Kellyanne Conway, counselor to President Trump, said in a Sept. 6 interview with CNN that she hopes Congress “puts politics aside” and quickly approves funding for Harvey disaster relief. I think Conway is right; we all hope and, frankly, expect Congress to do just that. But what she fails to acknowledge is the crucial fact that Congress can do that while simultaneously having the conversation about why storms like Harvey, Irma, Jose, Katia and Maria happen in the first place! Earth to Conway, a relief-based response to the storm-ravaged parts of our country and a reform-based response to the short-sighted actions taken by world leaders – the U.S. at the top of that list – are not mutually exclusive! Take it from FDR’s New Deal “Three R’s”: Relief, Recovery, Reform. It’s a fine place to start.

My main point is that we cannot keep kicking the can down the road. The issue is as real as it gets right now. People are in a state of chaos and confusion. News crews across the globe are trained squarely on the devastation. The world looks on as ordinary people risk life and limb to save their husbands, wives, children, pets and even strangers. What we need to do is stop pretending that talking about climate change would be “politicizing” the disaster and start taking a proactive approach to saving future generations from the horror caused by these mitigatable natural events.

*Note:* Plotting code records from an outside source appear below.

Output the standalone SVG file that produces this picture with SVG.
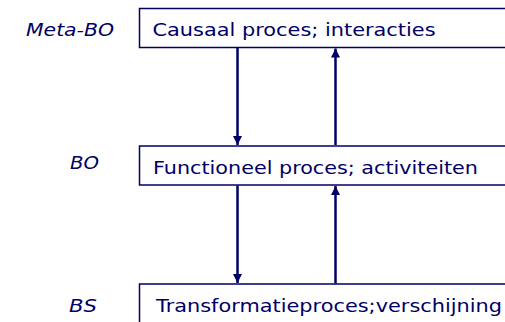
<svg xmlns="http://www.w3.org/2000/svg" width="505" height="322" viewBox="0 0 505 322">
  <style>
    .box { fill: #ffffff; stroke: #000066; stroke-width: 1.5; }
    .txt { font-family: "DejaVu Sans", Verdana, sans-serif; font-size: 17px; fill: #000066; }
    .lvl { font-family: "DejaVu Sans", Verdana, sans-serif; font-size: 17px; font-style: italic; fill: #000066; }
    .arrow { stroke: #000066; stroke-width: 2.5; fill: none; marker-end: url(#head); }
  </style>
  <defs>
    <marker id="head" viewBox="0 0 10 10" refX="10" refY="5" markerWidth="4" markerHeight="3.6" markerUnits="strokeWidth" orient="auto">
      <path d="M0,0 L10,5 L0,10 z" fill="#000066"/>
    </marker>
  </defs>
  <rect width="505" height="322" fill="#ffffff"/>

  <g id="connectors">
    <line class="arrow" x1="237.5" y1="48" x2="237.5" y2="145"/>
    <line class="arrow" x1="335.5" y1="145" x2="335.5" y2="48.5"/>
    <line class="arrow" x1="237.5" y1="185.5" x2="237.5" y2="283"/>
    <line class="arrow" x1="335.5" y1="283.5" x2="335.5" y2="186"/>
  </g>

  <g id="meta-bo">
    <text class="lvl" x="26" y="35.5" textLength="88" lengthAdjust="spacingAndGlyphs">Meta-BO</text>
    <rect class="box" x="139.5" y="8.5" width="380" height="39"/>
    <text class="txt" x="152.5" y="35.5" textLength="283" lengthAdjust="spacingAndGlyphs">Causaal proces; interacties</text>
  </g>

  <g id="bo">
    <text class="lvl" x="70" y="169" textLength="29" lengthAdjust="spacingAndGlyphs">BO</text>
    <rect class="box" x="139.5" y="146" width="380" height="39"/>
    <text class="txt" x="153" y="173.5" textLength="325" lengthAdjust="spacingAndGlyphs">Functioneel proces; activiteiten</text>
  </g>

  <g id="bs">
    <text class="lvl" x="69" y="311.5" textLength="28" lengthAdjust="spacingAndGlyphs">BS</text>
    <rect class="box" x="139.5" y="284" width="380" height="50"/>
    <text class="txt" x="156" y="311.5" textLength="346" lengthAdjust="spacingAndGlyphs">Transformatieproces;verschijning</text>
  </g>
</svg>
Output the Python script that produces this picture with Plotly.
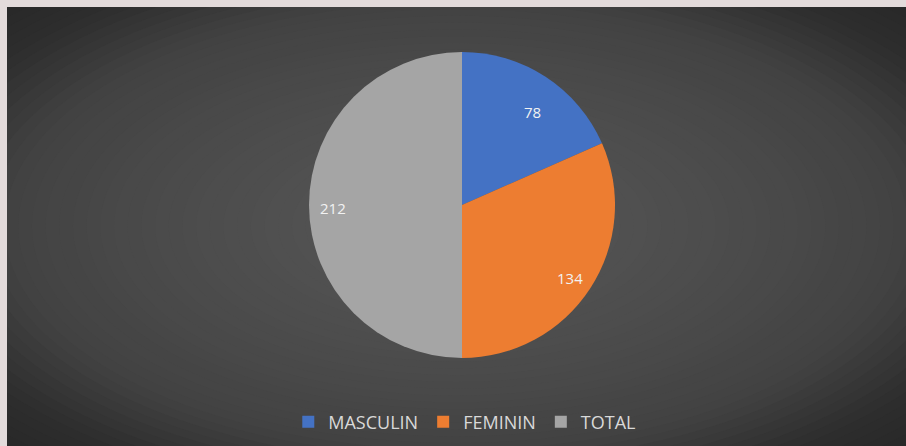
import numpy as np
import plotly.graph_objects as go

labels = ["MASCULIN", "FEMININ", "TOTAL"]
values = [78, 134, 212]
colors = ["#4472c4", "#ed7d31", "#a5a5a5"]

W, H = 906, 446
cx, cy, R = 462, 205, 153  # pie centre / radius in pixels


def px(x):
    return x / W


def py(y):
    return 1 - y / H


fig = go.Figure()
fig.add_trace(
    go.Pie(
        labels=labels,
        values=values,
        sort=False,
        direction="clockwise",
        rotation=0,
        marker=dict(colors=colors, line=dict(width=0)),
        textinfo="none",
        hoverinfo="label+value",
        domain=dict(x=[px(cx - R), px(cx + R)], y=[py(cy + R), py(cy - R)]),
    )
)

# data labels placed at the middle angle of each slice
total = sum(values)
start = 0.0
for v in values:
    mid = np.radians((start + v / 2) / total * 360)
    start += v
    r = 0.84 * R
    fig.add_annotation(
        x=px(cx + r * np.sin(mid)),
        y=py(cy - r * np.cos(mid) + 3),
        xref="paper",
        yref="paper",
        text=str(v),
        showarrow=False,
        font=dict(family="Open Sans", size=15, color="#f2f2f2"),
    )

# radial gradient background made of concentric ellipses
shapes = []
gcx, gcy, hw, hh = 456, 226, 456, 226
stops_d = [0.0, 0.7, 1.0, 1.25, 1.5]
stops_c = [0x58, 0x4a, 0x42, 0x2d, 0x26]
for d in np.linspace(1.5, 0.03, 50):
    c = int(round(np.interp(d, stops_d, stops_c)))
    shapes.append(
        dict(
            type="circle",
            xref="paper",
            yref="paper",
            x0=px(gcx - hw * d),
            x1=px(gcx + hw * d),
            y0=py(gcy + hh * d),
            y1=py(gcy - hh * d),
            fillcolor=f"rgb({c},{c},{c})",
            line=dict(width=0),
            layer="below",
        )
    )
# light frame on the top and left edges
for x0, x1, y0, y1 in [(-10, 7, -10, H + 10), (-10, W + 10, -10, 7)]:
    shapes.append(
        dict(
            type="rect",
            xref="paper",
            yref="paper",
            x0=px(x0),
            x1=px(x1),
            y0=py(y1),
            y1=py(y0),
            fillcolor="#e3dbdb",
            line=dict(width=0),
            layer="below",
        )
    )

fig.update_layout(
    width=W,
    height=H,
    margin=dict(l=0, r=0, t=0, b=0),
    paper_bgcolor="#262626",
    plot_bgcolor="#262626",
    shapes=shapes,
    showlegend=True,
    legend=dict(
        orientation="h",
        x=0.513,
        xanchor="center",
        y=py(422),
        yanchor="middle",
        font=dict(family="Open Sans", size=18, color="#d9d9d9"),
        bgcolor="rgba(0,0,0,0)",
        itemclick=False,
    ),
)

fig.write_html(
    "out.html",
    config={"displayModeBar": False},
    post_script="document.body.style.margin='0';document.body.style.overflow='hidden';",
)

Maybe it’s too late for our generation to see the effects of reversing climate change. Maybe natural disasters like hurricanes and earthquakes will continue to devastate the world and its inhabitants long after we’ve left this planet. But it certainly is worth setting our political and social differences aside, eradicating irresponsible denial of climate change, and taking a proactive approach to reversing the dangerous trajectory we’ve set ourselves on in the past couple centuries.